I can see two options for solving the rdma-core problem:

  1. Use the EFA installer rdma-core. You may miss out on a new feature of the Mellanox cards, I wouldn't recommend this if you're using really advanced users of the Mellanox stack like Open MPI, MVAPICH, or UCX, but for NCCL it should be fine. And obviously it will work on EFA>
  2. The source artifacts for MOFED do include the EFA provider, so you could build from source and end up with an rdma-core that worked with EFA and included all the Mellanox extensions on IB. Of course, support on EFA with that MOFED version would be difficult and certainly isn't something AWS tests on a regular basis.

Once you have a working MOFED, I think it's a matter of installing the other packages manually from the installer tarballs. That's a bit of a pain, but should be relatively straight-forward. The EFA Libfabric and Open MPI installs will end up in /opt/amazon and the mellanox packages in /opt/mellanox, and everything should be happy. But, like I said, the installers will go back to clobbering each other over rdma-core, so that has to be avoided.

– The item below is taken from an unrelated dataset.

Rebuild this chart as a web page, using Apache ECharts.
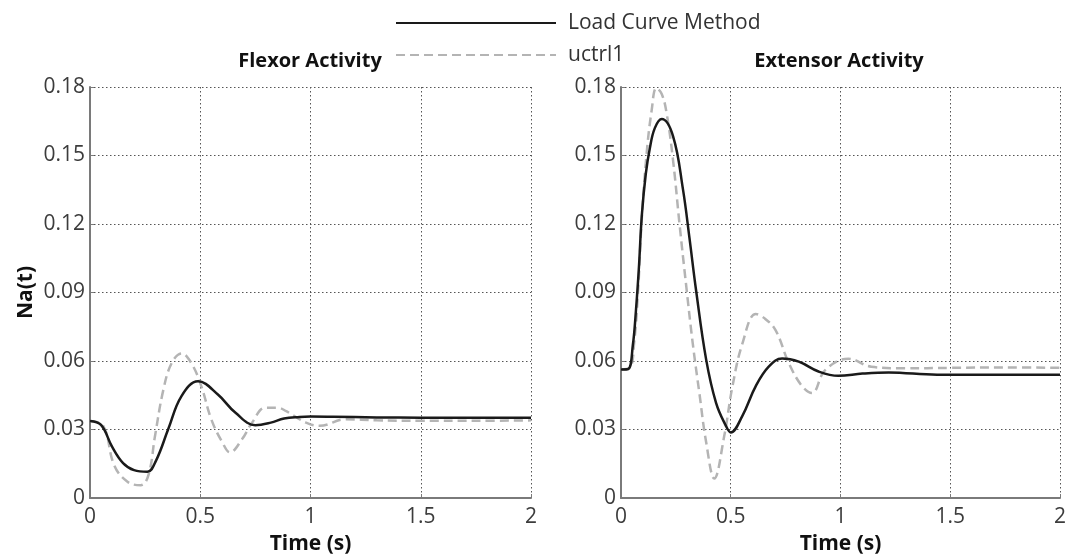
<!DOCTYPE html>
<html>
<head>
<meta charset="utf-8">
<title>Flexor / Extensor Activity</title>
<script src="https://cdn.jsdelivr.net/npm/echarts@6.0.0/dist/echarts.min.js"></script>
<style>
  html, body { margin: 0; padding: 0; background: #fff; }
  #chart { width: 1069px; height: 560px; }
</style>
</head>
<body>
<div id="chart"></div>
<script>
// 屈肌 (Flexor) - Load Curve Method
const flexLoadTime = [0, 0.05, 0.1, 0.15, 0.2, 0.26, 0.3, 0.355, 0.415, 0.49, 0.58, 0.66, 0.75, 0.82, 0.88, 0.95, 1.0, 1.1, 1.3, 1.5, 1.75, 2.0];
const flexLoad     = [0.0337, 0.032, 0.0225, 0.0153, 0.0122, 0.0115, 0.0165, 0.0302, 0.0446, 0.0511, 0.0453, 0.0373, 0.0319, 0.033, 0.0348, 0.0355, 0.0357, 0.0356, 0.0353, 0.0352, 0.0352, 0.0352];
// 屈肌 - uctrl1
const flexUctrlTime = [0, 0.06, 0.11, 0.17, 0.23, 0.265, 0.295, 0.333, 0.37, 0.415, 0.46, 0.505, 0.55, 0.6, 0.635, 0.69, 0.735, 0.795, 0.85, 0.89, 0.98, 1.04, 1.16, 1.3, 1.5, 1.75, 2.0];
const flexUctrl     = [0.0337, 0.0316, 0.0143, 0.0071, 0.0056, 0.01, 0.0273, 0.0475, 0.059, 0.0633, 0.059, 0.0489, 0.0345, 0.0244, 0.020, 0.0258, 0.033, 0.0395, 0.0395, 0.038, 0.033, 0.0316, 0.0345, 0.034, 0.0338, 0.0338, 0.034];

// 伸肌 (Extensor) - Load Curve Method
const extLoadTime = [0, 0.033, 0.054, 0.068, 0.081, 0.095, 0.113, 0.131, 0.154, 0.186, 0.237, 0.282, 0.312, 0.342, 0.388, 0.433, 0.478, 0.5, 0.553, 0.614, 0.674, 0.734, 0.81, 0.9, 0.99, 1.1, 1.22, 1.44, 1.7, 2.0];
const extLoad     = [0.0563, 0.0565, 0.067, 0.082, 0.100, 0.124, 0.142, 0.153, 0.162, 0.166, 0.1585, 0.1354, 0.1138, 0.091, 0.0606, 0.0417, 0.0316, 0.0287, 0.036, 0.049, 0.0576, 0.0611, 0.0597, 0.0554, 0.0535, 0.0545, 0.055, 0.054, 0.054, 0.054];
// 伸肌 - uctrl1
const extUctrlTime = [0, 0.04, 0.06, 0.078, 0.093, 0.116, 0.14, 0.161, 0.185, 0.207, 0.237, 0.267, 0.297, 0.327, 0.357, 0.388, 0.425, 0.47, 0.508, 0.553, 0.614, 0.65, 0.704, 0.765, 0.825, 0.87, 0.93, 1.036, 1.14, 1.29, 1.5, 1.75, 2.0];
const extUctrl     = [0.0563, 0.057, 0.068, 0.091, 0.1196, 0.150, 0.170, 0.1795, 0.177, 0.169, 0.148, 0.1196, 0.093, 0.0676, 0.046, 0.0244, 0.0085, 0.027, 0.049, 0.0676, 0.0806, 0.079, 0.0735, 0.059, 0.049, 0.046, 0.056, 0.061, 0.0575, 0.0568, 0.057, 0.0572, 0.057];

const seriesNames = ['Load Curve Method', 'uctrl1'];
const panelTitles = ['Flexor Activity', 'Extensor Activity'];

function pairs(ts, vs) {
    return ts.map((t, i) => [t, vs[i]]);
}

document.addEventListener('DOMContentLoaded', function() {
    const chart = echarts.init(document.getElementById('chart'));
    const font = '"Open Sans", sans-serif';
    const axisGray = '#7a7a7a';

    function xAxisFor(idx) {
        return {
            type: 'value', gridIndex: idx,
            min: 0, max: 2, interval: 0.5,
            name: 'Time (s)', nameLocation: 'middle', nameGap: 36,
            nameTextStyle: { fontFamily: font, fontSize: 21, fontWeight: 'bold', color: '#111' },
            axisLine: { show: true, onZero: false, lineStyle: { color: axisGray, width: 2 } },
            axisTick: { show: true, inside: true, length: 4, lineStyle: { color: axisGray } },
            axisLabel: { fontFamily: font, fontSize: 21, color: '#3c3c3c', margin: 9, formatter: v => String(v) },
            splitLine: { show: true, lineStyle: { color: '#555', width: 1, type: [1.5, 2.5] } }
        };
    }

    function yAxisFor(idx, name) {
        return {
            type: 'value', gridIndex: idx,
            min: 0, max: 0.18, interval: 0.03,
            name: name, nameLocation: 'middle', nameGap: 53,
            nameTextStyle: { fontFamily: font, fontSize: 21, fontWeight: 'bold', color: '#111' },
            axisLine: { show: true, onZero: false, lineStyle: { color: axisGray, width: 2 } },
            axisTick: { show: true, inside: true, length: 4, lineStyle: { color: axisGray } },
            axisLabel: { fontFamily: font, fontSize: 21, color: '#3c3c3c', margin: 5,
                formatter: v => v === 0 ? '0' : v.toFixed(2) },
            splitLine: { show: true, lineStyle: { color: '#555', width: 1, type: [1.5, 2.5] } }
        };
    }

    const blackLine = { color: '#1a1a1a', width: 2.5 };
    const grayLine = { color: '#b4b4b4', width: 2.5, type: [9, 5] };

    const option = {
        animation: false,
        backgroundColor: '#fff',
        title: [
            { text: panelTitles[0], left: 305, top: 46, textAlign: 'center',
              textStyle: { fontFamily: font, fontSize: 20, fontWeight: 'bold', color: '#111' } },
            { text: panelTitles[1], left: 834, top: 46, textAlign: 'center',
              textStyle: { fontFamily: font, fontSize: 20, fontWeight: 'bold', color: '#111' } }
        ],
        legend: {
            data: seriesNames,
            orient: 'vertical',
            left: 390, top: 6,
            itemWidth: 160, itemHeight: 14, itemGap: 8,
            itemStyle: { opacity: 0 },
            textStyle: { fontFamily: font, fontSize: 21, color: '#333', lineHeight: 24, padding: [0, 0, 0, 7] }
        },
        grid: [
            { left: 90, top: 87, width: 441, height: 416 },
            { left: 621, top: 87, width: 442, height: 416 }
        ],
        xAxis: [xAxisFor(0), xAxisFor(1)],
        yAxis: [yAxisFor(0, 'Na(t)'), yAxisFor(1, '')],
        series: [
            { name: seriesNames[1], type: 'line', xAxisIndex: 0, yAxisIndex: 0, symbol: 'none', smooth: 0.4,
              color: '#b4b4b4', lineStyle: grayLine, data: pairs(flexUctrlTime, flexUctrl) },
            { name: seriesNames[1], type: 'line', xAxisIndex: 1, yAxisIndex: 1, symbol: 'none', smooth: 0.4,
              color: '#b4b4b4', lineStyle: grayLine, data: pairs(extUctrlTime, extUctrl) },
            { name: seriesNames[0], type: 'line', xAxisIndex: 0, yAxisIndex: 0, symbol: 'none', smooth: 0.4,
              color: '#1a1a1a', lineStyle: blackLine, data: pairs(flexLoadTime, flexLoad) },
            { name: seriesNames[0], type: 'line', xAxisIndex: 1, yAxisIndex: 1, symbol: 'none', smooth: 0.4,
              color: '#1a1a1a', lineStyle: blackLine, data: pairs(extLoadTime, extLoad) }
        ]
    };
    chart.setOption(option);
    window.addEventListener('resize', () => chart.resize());
});
</script>
</body>
</html>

@bwbarrett thank you so much for the detailed answer and explanation -- this is incredibly helpful.

Given all this context, I think the best way to proceed is probably to build a different set of images for EFA and mellanox, and come back to merging them later given the challenges. So, I will close this issue in the meantime.

When I have some time, I would like to try to merge them as it solves some maintenance issues for us. Given your explanation, I will try to proceed by installing EFA (and keeping rdma-core unpatched) and then try to layer on top what I need for Mellanox. I will then benchmark NCCL and verify it doesn't cause any performance degradations. I'll share whatever findings I get in this thread later if you or anyone else looking at this in the future finds any need for it :)

Separately, I want to quickly thank you and the rest of the people who have helped me on this repo over Github issues. It's been incredibly invaluable in digging up some of the esoterics here, and I really appreciate it!

No problem at all; glad that all made some sense :). We'd love feedback if you find an approach that works in the long term.